Use this checklist to take an AI agent from concept to production without sacrificing reliability, security, or margins. Score each item as: Not started / In progress / Done.

1) WORKFLOW SELECTION (VALUE)
- Define one “thin slice” workflow (single team, clear owner, clear system boundaries).
- Write a hard ROI hypothesis in dollars (e.g., save X minutes per ticket at $Y/hr, reduce escalations by Z%).
- Identify the baseline: current cycle time, error rate, and volume per month.
- Define what success looks like in 30 days (leading indicators) and 90 days (financial outcomes).

2) AUTONOMY DESIGN (TRUST)
- Choose an autonomy level to start (recommend: Suggested Actions with confirmation).
- Specify which actions are allowed vs forbidden (explicit allowlist beats ambiguous rules).
- Define approval gates: thresholds (amount, environment, data type), and who can approve.
- Design a confirmation UI that shows: exact diff, impacted systems, and a “why” explanation.
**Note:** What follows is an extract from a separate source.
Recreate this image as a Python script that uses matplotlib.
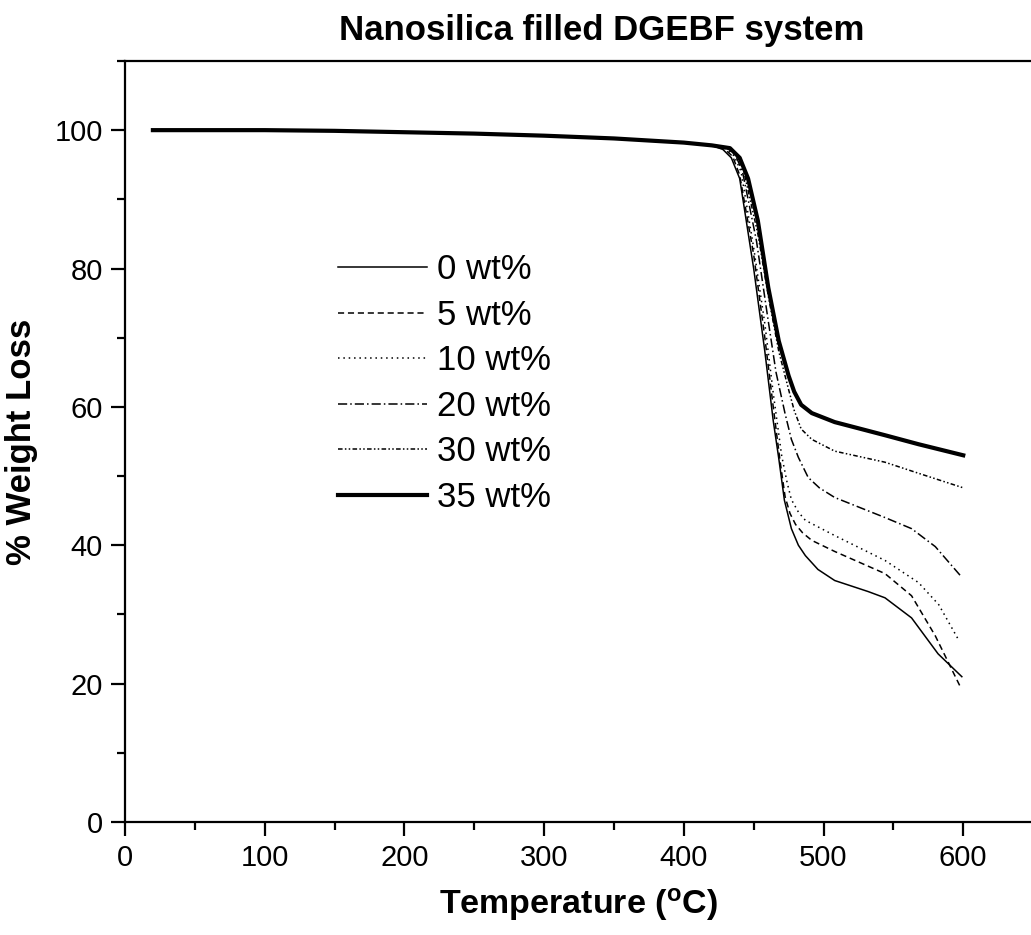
import matplotlib
matplotlib.use('Agg')
import matplotlib.pyplot as plt
from matplotlib.ticker import MultipleLocator

plt.rcParams['font.family'] = ['Liberation Sans', 'DejaVu Sans']

# common plateau (all curves overlap here)
t_flat = [20, 100, 150, 200, 250, 300, 350, 400, 420]
w_flat = [100.0, 100.0, 99.9, 99.7, 99.5, 99.2, 98.8, 98.2, 97.8]

t_0 = [428, 434, 440, 450, 458, 464, 468, 472, 477, 482, 487, 496, 508, 532, 544, 563, 582, 599]
w_0 = [97.2, 96.0, 93.0, 80.0, 68.0, 58.0, 52.5, 46.5, 42.4, 40.0, 38.5, 36.5, 34.9, 33.3, 32.4, 29.5, 24.3, 21.0]

t_5 = [429, 435, 440, 450, 458, 464, 469, 472.5, 476, 480, 485, 491.6, 508, 544, 563, 580, 598]
w_5 = [97.3, 96.2, 93.5, 82.0, 70.0, 60.0, 52.0, 47.0, 44.6, 43.0, 41.8, 40.7, 39.1, 35.9, 32.7, 26.9, 19.5]

t_10 = [430, 436, 441, 450, 458, 464, 470, 474, 477, 482, 487, 508, 544, 568, 582.5, 597]
w_10 = [97.3, 96.3, 94.0, 83.0, 72.0, 62.0, 53.0, 49.0, 46.6, 44.8, 43.6, 41.4, 37.8, 34.6, 31.4, 26.2]

t_20 = [431, 437, 442, 452, 460, 466, 472.5, 477, 482, 489, 497, 508, 544, 563, 580, 598]
w_20 = [97.4, 96.4, 94.0, 84.0, 73.0, 65.0, 59.0, 55.3, 52.7, 49.8, 48.3, 46.9, 44.0, 42.4, 39.8, 35.6]

t_30 = [432, 438, 443, 453, 460.5, 468, 475, 479, 484, 491.6, 508, 544, 568, 600]
w_30 = [97.4, 96.5, 94.0, 85.0, 76.0, 68.0, 62.5, 59.5, 56.8, 55.3, 53.6, 52.0, 50.4, 48.3]

t_35 = [433, 440, 446, 453, 460.5, 468, 475, 479, 484, 491.6, 508, 544, 568, 600]
w_35 = [97.4, 96.0, 93.0, 86.9, 77.2, 69.5, 64.5, 62.2, 60.3, 59.1, 57.8, 55.9, 54.6, 53.0]

labels = ['0 wt%', '5 wt%', '10 wt%', '20 wt%', '30 wt%', '35 wt%']

fig = plt.figure(figsize=(10.31, 9.35), dpi=100)
ax = fig.add_axes([0.1212, 0.1209, 0.8788, 0.8139])

series = [(t_0, w_0), (t_5, w_5), (t_10, w_10), (t_20, w_20), (t_30, w_30), (t_35, w_35)]
styles = [
    dict(lw=1.1, ls='-'),
    dict(lw=1.1, ls=(0, (4, 2.5))),
    dict(lw=1.1, ls=(0, (1, 2.5))),
    dict(lw=1.1, ls=(0, (6, 2, 1, 2))),
    dict(lw=1.1, ls=(0, (3, 1.5, 1, 1.5, 1, 1.5))),
    dict(lw=3.0, ls='-'),
]
for (t, w), st, lab in zip(series, styles, labels):
    ax.plot(t_flat + t, w_flat + w, color='black', label=lab, **st)

ax.set_xlim(0, 648.5)
ax.set_ylim(0, 110)
ax.xaxis.set_major_locator(MultipleLocator(100))
ax.xaxis.set_minor_locator(MultipleLocator(50))
ax.yaxis.set_major_locator(MultipleLocator(20))
ax.yaxis.set_minor_locator(MultipleLocator(10))
ax.tick_params(which='both', direction='out', width=1.6, top=False, right=False)
ax.tick_params(which='major', length=10, labelsize=21, pad=6)
ax.tick_params(which='minor', length=6)
for s in ['left', 'bottom', 'top']:
    ax.spines[s].set_linewidth(1.6)
ax.spines['right'].set_visible(False)

ax.set_xlabel('Temperature ($\\mathregular{^{o}}$C)', fontsize=24.5, fontweight='bold', labelpad=10)
ax.set_ylabel('% Weight Loss', fontsize=25, fontweight='bold', labelpad=12)
fig.text(0.584, 0.967, 'Nanosilica filled DGEBF system', fontsize=25,
         fontweight='bold', ha='center', va='center')

ax.legend(loc='upper left', bbox_to_anchor=(0.328, 0.729), bbox_transform=fig.transFigure,
          frameon=False, fontsize=25, handlelength=2.56, handletextpad=0.29,
          labelspacing=0.36, borderpad=0, borderaxespad=0)

plt.savefig('out.png', dpi=100)
plt.close()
3) EXECUTION ARCHITECTURE (RELIABILITY)
- Orchestration lives outside the model: durable state machine tracks steps, retries, and outcomes.
- Idempotency rules defined for each tool/action (safe retries, dedupe keys).
- Compensating actions designed for each write (undo/rollback where possible).
- Timeouts, circuit breakers, and backoff policies implemented for external integrations.
- Per-task budgets enforced (max tool calls, max spend, max wall-clock time).
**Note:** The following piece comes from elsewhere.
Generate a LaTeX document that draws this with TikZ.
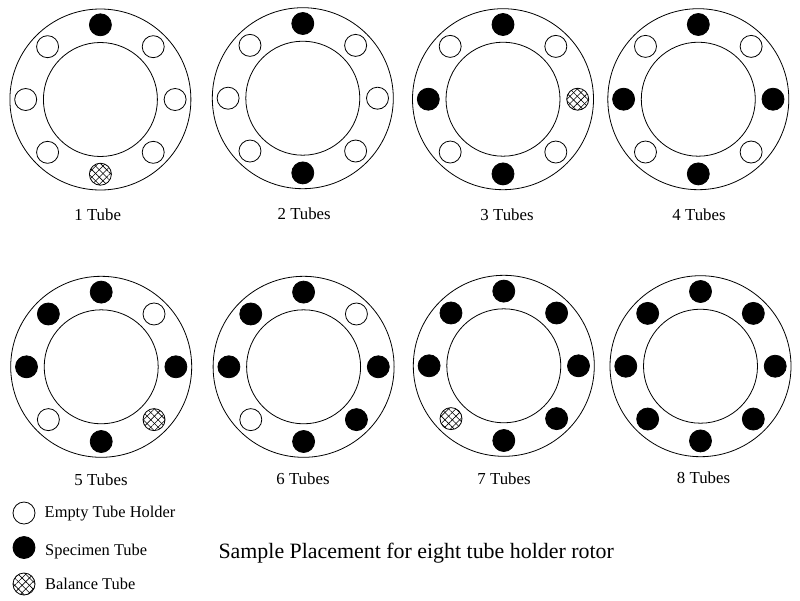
\documentclass[tikz,border=0pt]{standalone}
\usepackage{fontspec}
\setmainfont{Liberation Serif}
\usetikzlibrary{patterns.meta}
\tikzset{
  ring/.style={circle, draw=black, line width=0.8pt, inner sep=0pt, outer sep=0pt},
  etube/.style={ring, minimum size=22pt},
  stube/.style={ring, fill=black, minimum size=22pt},
  btube/.style={ring, minimum size=22pt,
    postaction={pattern={Lines[angle=45, distance=5.2pt, line width=0.6pt]}},
    postaction={pattern={Lines[angle=-45, distance=5.2pt, line width=0.6pt]}}},
  caption/.style={font=\fontsize{16.8}{20}\selectfont},
  legend/.style={font=\fontsize{16.4}{20}\selectfont, anchor=west}
}
\newcommand\rotor[4]{\begin{scope}[shift={(#2,#3)}]
\node[ring, minimum size=181pt] (#1o) at (0,0) {};
\node[ring, minimum size=114pt] (#1i) at (0,0) {};
\foreach \st [count=\i] in {#4} {\node[\st] (#1t\i) at (-135+45*\i:74.7) {};}
\end{scope}}

\begin{document}
\begin{tikzpicture}[x=1pt,y=-1pt]
\useasboundingbox (0,0) rectangle (800,600);

\rotor{a}{100.4}{99.5}{stube,etube,etube,etube,btube,etube,etube,etube};
\rotor{b}{302.8}{98.2}{stube,etube,etube,etube,stube,etube,etube,etube};
\rotor{c}{503}{99.2}{stube,etube,btube,etube,stube,etube,stube,etube};
\rotor{d}{698.3}{99.2}{stube,etube,stube,etube,stube,etube,stube,etube};
\rotor{e}{101.2}{366.8}{stube,etube,stube,btube,stube,etube,stube,stube};
\rotor{f}{303.6}{366.8}{stube,etube,stube,stube,stube,etube,stube,stube};
\rotor{g}{503.8}{365.8}{stube,stube,stube,stube,stube,btube,stube,stube};
\rotor{h}{700.5}{366.2}{stube,stube,stube,stube,stube,stube,stube,stube};

\node[caption] (capa) at (97.7,214.5) {1 Tube};
\node[caption] (capb) at (304.2,213.5) {2 Tubes};
\node[caption] (capc) at (507,214.5) {3 Tubes};
\node[caption] (capd) at (699,214.5) {4 Tubes};
\node[caption] (cape) at (101,480) {5 Tubes};
\node[caption] (capf) at (303,479) {6 Tubes};
\node[caption] (capg) at (504,479) {7 Tubes};
\node[caption] (caph) at (703.5,478) {8 Tubes};

\node[etube] (keye) at (24,513) {};
\node[stube] (keys) at (24,547.5) {};
\node[btube] (keyb) at (24,584) {};
\node[legend] (txte) at (41.2,514) {Empty Tube Holder};
\node[legend] (txts) at (41.7,552) {Specimen Tube};
\node[legend] (txtb) at (41.7,584) {Balance Tube};

\node[anchor=west, font=\fontsize{21.9}{26}\selectfont] (title) at (215,553) {Sample Placement for eight tube holder rotor};
\end{tikzpicture}
\end{document}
4) EVALUATION & RELEASE (QUALITY)
- Create a golden task set (realistic, diverse, versioned).
- Add adversarial cases: ambiguity, missing fields, permission denied, partial outages.
- Define step-level metrics (tool selection accuracy, parameter correctness, policy violations).
- Define business metrics (completion rate, time saved, deflection, escalation reduction).
- Put prompts/policies in version control and gate releases with regression evals in CI.

5) OBSERVABILITY (OPERATIONS)
- Implement trace IDs per run; log each step with inputs/outputs and latency.
- Capture accept/reject feedback and reason codes (UX prompt, dropdown, or quick tags).
- Track cost per run (model tokens + tool costs) and margin per customer/workflow.
- Provide dashboards: success rate, exception rate, rollback frequency, p95 latency.
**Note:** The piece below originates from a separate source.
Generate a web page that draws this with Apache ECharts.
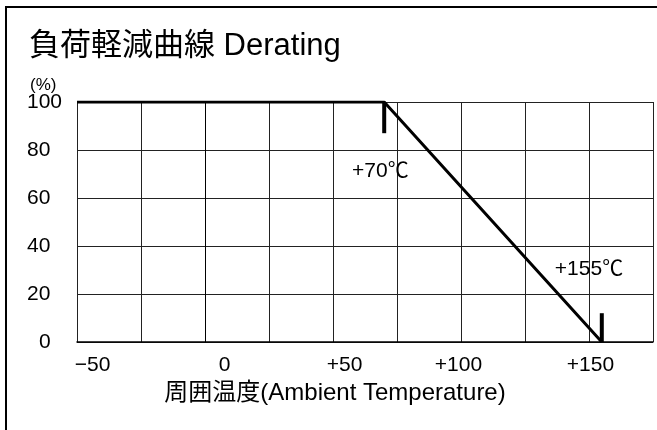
<!DOCTYPE html>
<html>
<head>
<meta charset="utf-8">
<script src="https://cdn.jsdelivr.net/npm/echarts@6/dist/echarts.min.js"></script>
<style>
html,body{margin:0;padding:0;background:#fff;}
#c{width:657px;height:430px;}
</style>
</head>
<body>
<div id="c"></div>
<script>
// ---- data ----
const curveTemp = [-50, 70, 155];
const curveLoad = [100, 100, 0];
const marker70 = [[70, 100], [70, 87]];
const marker155 = [[155, 0], [155, 12]];
const annotations = [
  { name: '+70℃', value: [68.5, 71] },
  { name: '+155℃', value: [150, 30.5] }
];
const xTickValues = [-50, 0, 50, 100, 150];
const xTickLabels = ['−50', '0', '+50', '+100', '+150'];
const yTickLabels = ['0', '20', '40', '60', '80', '100'];

const FONT = "'Liberation Sans', 'Noto Sans CJK JP', sans-serif";
const xLabelStyle = { '-50': 'a', '0': 'b', '50': 'c', '100': 'd', '150': 'e' };

const chart = echarts.init(document.getElementById('c'), null, { renderer: 'canvas' });
chart.setOption({
  animation: false,
  backgroundColor: '#fff',
  title: [
    { text: '負荷軽減曲線 Derating', left: 24, top: 26,
      textStyle: { fontFamily: FONT, fontSize: 31, fontWeight: 'normal', color: '#000' } },
    { text: '(%)', left: 25, top: 72,
      textStyle: { fontFamily: FONT, fontSize: 17, fontWeight: 'normal', color: '#000' } }
  ],
  graphic: [
    { type: 'rect', shape: { x: 6, y: 7, width: 700, height: 500 },
      style: { fill: 'none', stroke: '#000', lineWidth: 2 }, z: 100, silent: true }
  ],
  grid: { left: 77, top: 102, right: 4, bottom: 88, containLabel: false },
  xAxis: {
    type: 'value', min: -50, max: 175, interval: 25,
    name: '周囲温度(Ambient Temperature)', nameLocation: 'middle', nameGap: 37,
    nameTextStyle: { fontFamily: FONT, fontSize: 24, color: '#000', padding: [0, 60, 0, 0] },
    axisLine: { show: true, lineStyle: { color: '#000', width: 1.5 } },
    axisTick: { show: false },
    splitLine: { show: true, lineStyle: { color: '#222', width: 1 } },
    axisLabel: {
      margin: 13, showMaxLabel: false, fontFamily: FONT, fontSize: 21, color: '#000',
      formatter: function (v) {
        const i = xTickValues.indexOf(v);
        if (i < 0) return '';
        return '{' + xLabelStyle[String(v)] + '|' + xTickLabels[i] + '}';
      },
      rich: {
        a: { fontFamily: FONT, fontSize: 21, color: '#000', padding: [0, 0, 0, 31] },
        b: { fontFamily: FONT, fontSize: 21, color: '#000', padding: [0, 0, 0, 39] },
        c: { fontFamily: FONT, fontSize: 21, color: '#000', padding: [0, 0, 0, 23] },
        d: { fontFamily: FONT, fontSize: 21, color: '#000', padding: [0, 5, 0, 0] },
        e: { fontFamily: FONT, fontSize: 21, color: '#000', padding: [0, 0, 0, 3] }
      }
    }
  },
  yAxis: {
    type: 'value', min: 0, max: 100, interval: 20,
    axisLine: { show: true, lineStyle: { color: '#000', width: 1 } },
    axisTick: { show: false },
    splitLine: { show: true, lineStyle: { color: '#222', width: 1 } },
    axisLabel: {
      margin: 50, align: 'left', fontFamily: FONT, fontSize: 21, color: '#000',
      formatter: function (v) {
        const s = yTickLabels[Math.round(v / 20)];
        return v === 0 ? '{z|' + s + '}' : s;
      },
      rich: { z: { fontFamily: FONT, fontSize: 21, color: '#000', padding: [0, 0, 0, 12] } }
    }
  },
  series: [
    { type: 'line', data: curveTemp.map((t, i) => [t, curveLoad[i]]), symbol: 'none',
      lineStyle: { color: '#000', width: 3 }, z: 5 },
    { type: 'line', data: marker70, symbol: 'none', lineStyle: { color: '#000', width: 4 }, z: 6 },
    { type: 'line', data: marker155, symbol: 'none', lineStyle: { color: '#000', width: 4 }, z: 6 },
    { type: 'scatter', data: annotations, symbolSize: 0, z: 7,
      itemStyle: { opacity: 1, color: '#000' },
      label: { show: true, position: 'inside', formatter: '{b}', opacity: 1,
        fontFamily: FONT, fontSize: 21, color: '#000' } }
  ]
});
</script>
</body>
</html>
6) GOVERNANCE (SECURITY/COMPLIANCE)
- Least-privilege credentials: scoped service roles, not broad user tokens.
- Policy engine: caps, domains, environments, and time windows configurable by admins.
- Immutable audit log: prompts, plans, tool calls, writes, outcomes; exportable to SIEM.
- Data controls: retention, redaction, and residency options documented.
- Incident plan: how to disable the agent, revoke credentials, and notify stakeholders.

7) PRICING & ROI REPORTING (COMMERCIAL)
- Choose a value metric aligned to outcomes: tasks completed, tickets resolved, invoices processed.
- Show ROI in-product: volume handled, time saved, avoided escalations, SLA improvements.
- Provide cost transparency: per-task cost estimates and spend caps.
- Define expansion path: adjacent workflows that reuse the same connectors/policies.

90-DAY TARGET OUTCOME
By day 90, you should be able to say (with data): (1) what % of runs complete successfully, (2) what % required human approval, (3) what the p95 cost per task is, (4) what the measurable ROI is in dollars, and (5) how you audited and controlled every action.